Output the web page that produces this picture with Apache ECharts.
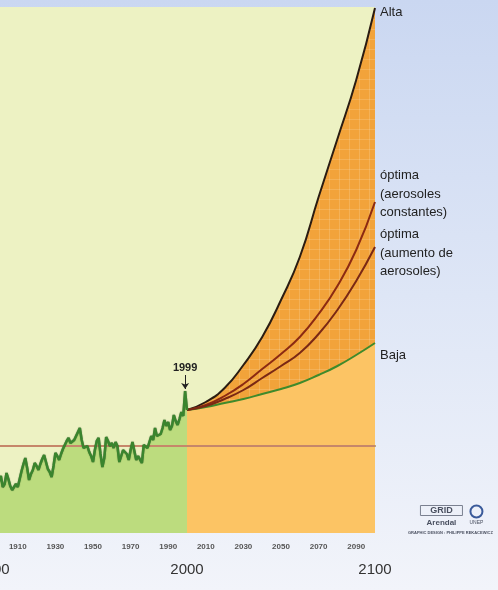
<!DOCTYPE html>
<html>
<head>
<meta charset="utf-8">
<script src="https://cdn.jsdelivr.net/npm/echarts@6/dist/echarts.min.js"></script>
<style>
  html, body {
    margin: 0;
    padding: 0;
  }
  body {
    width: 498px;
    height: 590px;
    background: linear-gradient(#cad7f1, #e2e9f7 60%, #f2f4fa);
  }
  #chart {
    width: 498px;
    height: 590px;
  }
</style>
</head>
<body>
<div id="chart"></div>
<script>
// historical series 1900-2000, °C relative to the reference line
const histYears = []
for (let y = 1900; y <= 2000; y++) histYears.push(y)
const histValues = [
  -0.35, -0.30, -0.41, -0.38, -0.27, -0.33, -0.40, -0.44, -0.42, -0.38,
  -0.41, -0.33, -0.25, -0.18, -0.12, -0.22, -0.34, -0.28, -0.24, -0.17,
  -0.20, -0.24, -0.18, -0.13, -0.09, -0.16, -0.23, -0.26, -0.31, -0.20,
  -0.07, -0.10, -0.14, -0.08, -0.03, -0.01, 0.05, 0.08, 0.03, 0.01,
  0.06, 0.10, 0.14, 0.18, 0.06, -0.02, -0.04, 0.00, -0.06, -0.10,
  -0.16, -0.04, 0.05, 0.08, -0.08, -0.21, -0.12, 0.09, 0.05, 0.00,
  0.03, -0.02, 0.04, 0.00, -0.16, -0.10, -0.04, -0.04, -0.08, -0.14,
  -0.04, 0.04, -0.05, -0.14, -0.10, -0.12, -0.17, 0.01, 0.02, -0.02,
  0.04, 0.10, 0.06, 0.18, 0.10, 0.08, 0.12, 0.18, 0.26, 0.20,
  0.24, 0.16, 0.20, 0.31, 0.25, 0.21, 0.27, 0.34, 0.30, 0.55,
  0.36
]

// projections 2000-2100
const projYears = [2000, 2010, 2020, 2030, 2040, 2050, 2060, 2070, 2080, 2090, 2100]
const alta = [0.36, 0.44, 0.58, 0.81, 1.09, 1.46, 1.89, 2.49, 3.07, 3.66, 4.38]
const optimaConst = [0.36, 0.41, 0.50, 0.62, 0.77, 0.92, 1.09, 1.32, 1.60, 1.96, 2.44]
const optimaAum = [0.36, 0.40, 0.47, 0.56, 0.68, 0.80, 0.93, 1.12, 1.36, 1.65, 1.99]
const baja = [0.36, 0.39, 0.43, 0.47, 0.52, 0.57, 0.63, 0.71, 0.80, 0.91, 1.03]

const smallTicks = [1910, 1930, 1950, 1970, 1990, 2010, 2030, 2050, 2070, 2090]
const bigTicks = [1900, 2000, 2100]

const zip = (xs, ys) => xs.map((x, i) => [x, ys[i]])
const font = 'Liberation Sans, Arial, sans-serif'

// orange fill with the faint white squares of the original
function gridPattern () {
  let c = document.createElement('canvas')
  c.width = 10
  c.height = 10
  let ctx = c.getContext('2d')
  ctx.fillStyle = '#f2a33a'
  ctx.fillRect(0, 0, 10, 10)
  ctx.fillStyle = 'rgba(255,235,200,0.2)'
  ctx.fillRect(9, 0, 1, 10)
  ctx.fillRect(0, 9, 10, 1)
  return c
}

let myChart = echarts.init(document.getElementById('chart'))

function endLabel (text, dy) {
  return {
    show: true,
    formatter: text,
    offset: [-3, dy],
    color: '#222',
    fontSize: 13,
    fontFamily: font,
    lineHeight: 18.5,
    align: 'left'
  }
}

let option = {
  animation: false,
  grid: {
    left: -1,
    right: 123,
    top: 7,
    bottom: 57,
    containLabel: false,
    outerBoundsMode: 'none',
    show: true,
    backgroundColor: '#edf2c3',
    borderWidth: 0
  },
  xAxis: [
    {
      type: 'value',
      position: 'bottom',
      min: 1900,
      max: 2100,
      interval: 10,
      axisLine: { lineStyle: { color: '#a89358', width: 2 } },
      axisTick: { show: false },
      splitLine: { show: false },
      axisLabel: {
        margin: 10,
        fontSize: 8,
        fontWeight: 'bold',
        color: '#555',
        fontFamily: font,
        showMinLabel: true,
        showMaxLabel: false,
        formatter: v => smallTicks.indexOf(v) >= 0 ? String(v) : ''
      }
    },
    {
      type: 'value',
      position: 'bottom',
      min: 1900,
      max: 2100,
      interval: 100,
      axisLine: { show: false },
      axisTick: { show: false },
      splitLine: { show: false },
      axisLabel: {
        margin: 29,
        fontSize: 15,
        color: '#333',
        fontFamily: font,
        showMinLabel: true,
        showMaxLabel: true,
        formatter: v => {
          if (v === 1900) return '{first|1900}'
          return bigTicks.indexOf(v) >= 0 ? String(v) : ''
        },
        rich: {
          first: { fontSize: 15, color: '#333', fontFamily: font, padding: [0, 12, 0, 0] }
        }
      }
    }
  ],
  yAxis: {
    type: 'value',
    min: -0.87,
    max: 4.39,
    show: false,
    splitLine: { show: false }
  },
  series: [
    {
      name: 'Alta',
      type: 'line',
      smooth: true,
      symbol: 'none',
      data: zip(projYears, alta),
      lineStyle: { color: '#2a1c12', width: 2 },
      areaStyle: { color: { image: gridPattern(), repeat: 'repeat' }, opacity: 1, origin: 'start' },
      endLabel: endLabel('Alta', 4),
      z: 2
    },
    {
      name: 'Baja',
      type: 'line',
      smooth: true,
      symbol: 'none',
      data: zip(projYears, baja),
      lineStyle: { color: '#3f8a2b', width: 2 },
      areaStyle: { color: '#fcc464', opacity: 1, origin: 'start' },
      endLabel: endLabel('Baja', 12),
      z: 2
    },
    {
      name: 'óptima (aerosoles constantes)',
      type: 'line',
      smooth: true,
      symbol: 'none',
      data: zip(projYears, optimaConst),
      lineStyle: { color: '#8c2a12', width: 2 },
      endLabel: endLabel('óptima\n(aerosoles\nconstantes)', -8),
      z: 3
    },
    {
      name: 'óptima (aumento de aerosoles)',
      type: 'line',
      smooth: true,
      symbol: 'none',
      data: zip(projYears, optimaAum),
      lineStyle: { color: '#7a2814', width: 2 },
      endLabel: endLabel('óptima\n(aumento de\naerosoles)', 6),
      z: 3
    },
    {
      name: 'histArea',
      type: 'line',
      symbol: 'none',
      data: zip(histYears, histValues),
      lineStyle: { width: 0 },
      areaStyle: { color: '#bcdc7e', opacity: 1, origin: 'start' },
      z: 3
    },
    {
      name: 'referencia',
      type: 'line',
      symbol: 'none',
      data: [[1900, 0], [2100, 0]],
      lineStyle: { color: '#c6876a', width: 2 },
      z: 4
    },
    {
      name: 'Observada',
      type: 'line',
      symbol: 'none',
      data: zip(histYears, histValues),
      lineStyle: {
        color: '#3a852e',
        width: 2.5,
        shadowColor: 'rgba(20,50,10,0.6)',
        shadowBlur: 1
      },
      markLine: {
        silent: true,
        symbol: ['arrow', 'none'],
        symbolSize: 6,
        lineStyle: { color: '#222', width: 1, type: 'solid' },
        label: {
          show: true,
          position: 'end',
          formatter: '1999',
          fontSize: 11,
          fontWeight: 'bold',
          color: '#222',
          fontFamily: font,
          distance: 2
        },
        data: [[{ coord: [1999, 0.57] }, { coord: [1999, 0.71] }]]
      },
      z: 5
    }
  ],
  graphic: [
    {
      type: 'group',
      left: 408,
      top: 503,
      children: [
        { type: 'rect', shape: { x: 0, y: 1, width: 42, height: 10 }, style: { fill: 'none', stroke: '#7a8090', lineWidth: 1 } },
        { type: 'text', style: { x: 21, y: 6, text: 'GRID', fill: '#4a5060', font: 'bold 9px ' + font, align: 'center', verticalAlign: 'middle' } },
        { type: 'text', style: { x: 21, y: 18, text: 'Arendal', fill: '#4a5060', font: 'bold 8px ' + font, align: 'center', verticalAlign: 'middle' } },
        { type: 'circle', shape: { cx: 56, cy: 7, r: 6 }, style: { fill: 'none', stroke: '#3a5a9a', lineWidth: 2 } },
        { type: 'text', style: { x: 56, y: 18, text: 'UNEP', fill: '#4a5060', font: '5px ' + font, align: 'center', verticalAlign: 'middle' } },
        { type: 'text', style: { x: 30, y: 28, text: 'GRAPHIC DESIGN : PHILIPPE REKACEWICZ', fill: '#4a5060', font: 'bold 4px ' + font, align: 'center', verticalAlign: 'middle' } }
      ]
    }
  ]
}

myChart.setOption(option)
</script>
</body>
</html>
☆ ☆ ☆ ☆ ☆
Set task - Of the lines in the data, how many contain the word "with"? Provide the number and nothing further.

Solution below - 2